_Set exercise:_
Print nothing but the lines from the start of the listing below through the line that contains "ax = fig.add_axes([0.158, 0.084, 0.817, 0.871])". Do not include the pictures.

▶

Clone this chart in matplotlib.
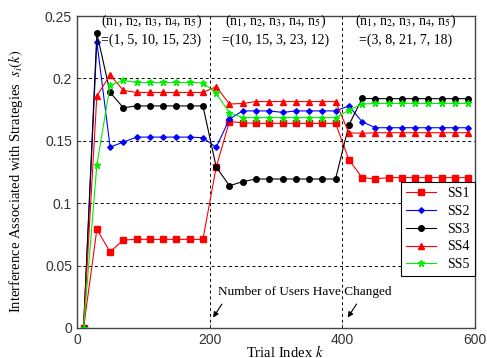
import matplotlib
matplotlib.use("Agg")
import matplotlib.pyplot as plt

trial_index = [10, 30, 50, 70, 90, 110, 130, 150, 170, 190,
               210, 230, 250, 270, 290, 310, 330, 350, 370, 390,
               410, 430, 450, 470, 490, 510, 530, 550, 570, 590]

ss1 = [0.0, 0.079, 0.061, 0.0705, 0.071, 0.071, 0.071, 0.071, 0.071, 0.071,
       0.129, 0.1655, 0.1645, 0.164, 0.164, 0.164, 0.164, 0.164, 0.164, 0.164,
       0.135, 0.1205, 0.1195, 0.1205, 0.1205, 0.1205, 0.1205, 0.1205, 0.1205, 0.1205]
ss2 = [0.0, 0.2295, 0.145, 0.149, 0.153, 0.153, 0.153, 0.153, 0.153, 0.1525,
       0.1448, 0.1675, 0.174, 0.174, 0.174, 0.1728, 0.174, 0.174, 0.174, 0.174,
       0.178, 0.1653, 0.1605, 0.1605, 0.1605, 0.1605, 0.1605, 0.1605, 0.1605, 0.1605]
ss3 = [0.0, 0.2364, 0.1888, 0.1765, 0.178, 0.178, 0.178, 0.178, 0.178, 0.178,
       0.129, 0.114, 0.1173, 0.1194, 0.1194, 0.1194, 0.1194, 0.1194, 0.1194, 0.1194,
       0.1625, 0.184, 0.1838, 0.1838, 0.1838, 0.1838, 0.1838, 0.1838, 0.1838, 0.1838]
ss4 = [0.0, 0.186, 0.2027, 0.1905, 0.1888, 0.1888, 0.1888, 0.1888, 0.1888, 0.1888,
       0.1934, 0.1795, 0.180, 0.1815, 0.1815, 0.1815, 0.1815, 0.1815, 0.1815, 0.1815,
       0.1565, 0.156, 0.1565, 0.1565, 0.1565, 0.1565, 0.1565, 0.1565, 0.1565, 0.1565]
ss5 = [0.0, 0.1306, 0.1945, 0.1985, 0.1968, 0.1968, 0.1968, 0.1968, 0.1968, 0.1966,
       0.188, 0.1725, 0.1686, 0.1686, 0.1686, 0.1686, 0.1686, 0.1686, 0.1686, 0.1686,
       0.1745, 0.1795, 0.180, 0.180, 0.180, 0.180, 0.180, 0.180, 0.180, 0.180]

series_labels = ["SS1", "SS2", "SS3", "SS4", "SS5"]
x_ticks = [0, 200, 400, 600]
y_ticks = [0, 0.05, 0.1, 0.15, 0.2, 0.25]
y_tick_labels = ["0", "0.05", "0.1", "0.15", "0.2", "0.25"]
user_sets = ["=(1, 5, 10, 15, 23)", "=(10, 15, 3, 23, 12)", "=(3, 8, 21, 7, 18)"]

plt.rcParams["mathtext.fontset"] = "stix"
serif = ["Liberation Serif", "DejaVu Serif"]
sans = ["Liberation Sans", "DejaVu Sans"]

fig = plt.figure(figsize=(4.87, 3.58), dpi=100)
ax = fig.add_axes([0.158, 0.084, 0.817, 0.871])

styles = [
    dict(color="#ff0000", marker="s", markersize=4.3),
    dict(color="#0000ff", marker="D", markersize=2.8),
    dict(color="#000000", marker="o", markersize=4.0),
    dict(color="#ff0000", marker="^", markersize=4.3),
    dict(color="#00ee00", marker="*", markersize=5.0),
]
data = [ss1, ss2, ss3, ss4, ss5]
for vals, lab, st in zip(data, series_labels, styles):
    ax.plot(trial_index, vals, label=lab, linewidth=0.8,
            color=st["color"], marker=st["marker"], markersize=st["markersize"],
            markerfacecolor=st["color"], markeredgecolor=st["color"])

ax.set_xlim(0, 600)
ax.set_ylim(0, 0.25)
ax.set_xticks(x_ticks)
ax.set_yticks(y_ticks)
ax.set_yticklabels(y_tick_labels)
for lbl in ax.get_xticklabels() + ax.get_yticklabels():
    lbl.set_family(sans)
    lbl.set_fontsize(10)
    lbl.set_color("#333333")
ax.tick_params(direction="in", length=3, width=0.6, colors="#333333", labelcolor="#333333")
ax.grid(True, color="black", linestyle=(0, (3, 3)), linewidth=0.7)
ax.set_axisbelow(True)
for sp in ax.spines.values():
    sp.set_linewidth(1.0)
    sp.set_color("#444444")

ax.set_xlabel("Trial Index $k$", family=serif, fontsize=10.5)
ax.xaxis.set_label_coords(0.523, -0.05)
ax.set_ylabel("Interference Associated with Strategies  $s_i(k)$", family=serif, fontsize=10.5)
ax.yaxis.set_label_coords(-0.13, 0.47)

head = "(n$_1$, n$_2$, n$_3$, n$_4$, n$_5$)"
centers = [113, 300, 496]
for cx, us in zip(centers, user_sets):
    ax.text(cx, 0.2455, head, ha="center", va="center", family=serif, fontsize=10)
    ax.text(cx - 1, 0.2305, us, ha="center", va="center", family=serif, fontsize=10)

ax.text(213, 0.029, "Number of Users Have Changed", ha="left", va="center",
        family=serif, fontsize=9.5)
ax.annotate("", xy=(203, 0.0065), xytext=(221, 0.021),
            arrowprops=dict(arrowstyle="-|>", color="black", lw=0.8, mutation_scale=8))
ax.annotate("", xy=(406, 0.0065), xytext=(424, 0.021),
            arrowprops=dict(arrowstyle="-|>", color="black", lw=0.8, mutation_scale=8))

leg = ax.legend(loc="upper right", bbox_to_anchor=(1.0, 0.468), prop={"family": serif, "size": 10},
                fancybox=False, framealpha=1, edgecolor="black", handlelength=2.2,
                borderaxespad=0, labelspacing=0.35, borderpad=0.35)
leg.get_frame().set_linewidth(0.8)

fig.savefig("out.png", dpi=100)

◀

_Reply to the task:_
Clone this chart in matplotlib.
import matplotlib
matplotlib.use("Agg")
import matplotlib.pyplot as plt

trial_index = [10, 30, 50, 70, 90, 110, 130, 150, 170, 190,
               210, 230, 250, 270, 290, 310, 330, 350, 370, 390,
               410, 430, 450, 470, 490, 510, 530, 550, 570, 590]

ss1 = [0.0, 0.079, 0.061, 0.0705, 0.071, 0.071, 0.071, 0.071, 0.071, 0.071,
       0.129, 0.1655, 0.1645, 0.164, 0.164, 0.164, 0.164, 0.164, 0.164, 0.164,
       0.135, 0.1205, 0.1195, 0.1205, 0.1205, 0.1205, 0.1205, 0.1205, 0.1205, 0.1205]
ss2 = [0.0, 0.2295, 0.145, 0.149, 0.153, 0.153, 0.153, 0.153, 0.153, 0.1525,
       0.1448, 0.1675, 0.174, 0.174, 0.174, 0.1728, 0.174, 0.174, 0.174, 0.174,
       0.178, 0.1653, 0.1605, 0.1605, 0.1605, 0.1605, 0.1605, 0.1605, 0.1605, 0.1605]
ss3 = [0.0, 0.2364, 0.1888, 0.1765, 0.178, 0.178, 0.178, 0.178, 0.178, 0.178,
       0.129, 0.114, 0.1173, 0.1194, 0.1194, 0.1194, 0.1194, 0.1194, 0.1194, 0.1194,
       0.1625, 0.184, 0.1838, 0.1838, 0.1838, 0.1838, 0.1838, 0.1838, 0.1838, 0.1838]
ss4 = [0.0, 0.186, 0.2027, 0.1905, 0.1888, 0.1888, 0.1888, 0.1888, 0.1888, 0.1888,
       0.1934, 0.1795, 0.180, 0.1815, 0.1815, 0.1815, 0.1815, 0.1815, 0.1815, 0.1815,
       0.1565, 0.156, 0.1565, 0.1565, 0.1565, 0.1565, 0.1565, 0.1565, 0.1565, 0.1565]
ss5 = [0.0, 0.1306, 0.1945, 0.1985, 0.1968, 0.1968, 0.1968, 0.1968, 0.1968, 0.1966,
       0.188, 0.1725, 0.1686, 0.1686, 0.1686, 0.1686, 0.1686, 0.1686, 0.1686, 0.1686,
       0.1745, 0.1795, 0.180, 0.180, 0.180, 0.180, 0.180, 0.180, 0.180, 0.180]

series_labels = ["SS1", "SS2", "SS3", "SS4", "SS5"]
x_ticks = [0, 200, 400, 600]
y_ticks = [0, 0.05, 0.1, 0.15, 0.2, 0.25]
y_tick_labels = ["0", "0.05", "0.1", "0.15", "0.2", "0.25"]
user_sets = ["=(1, 5, 10, 15, 23)", "=(10, 15, 3, 23, 12)", "=(3, 8, 21, 7, 18)"]

plt.rcParams["mathtext.fontset"] = "stix"
serif = ["Liberation Serif", "DejaVu Serif"]
sans = ["Liberation Sans", "DejaVu Sans"]

fig = plt.figure(figsize=(4.87, 3.58), dpi=100)
ax = fig.add_axes([0.158, 0.084, 0.817, 0.871])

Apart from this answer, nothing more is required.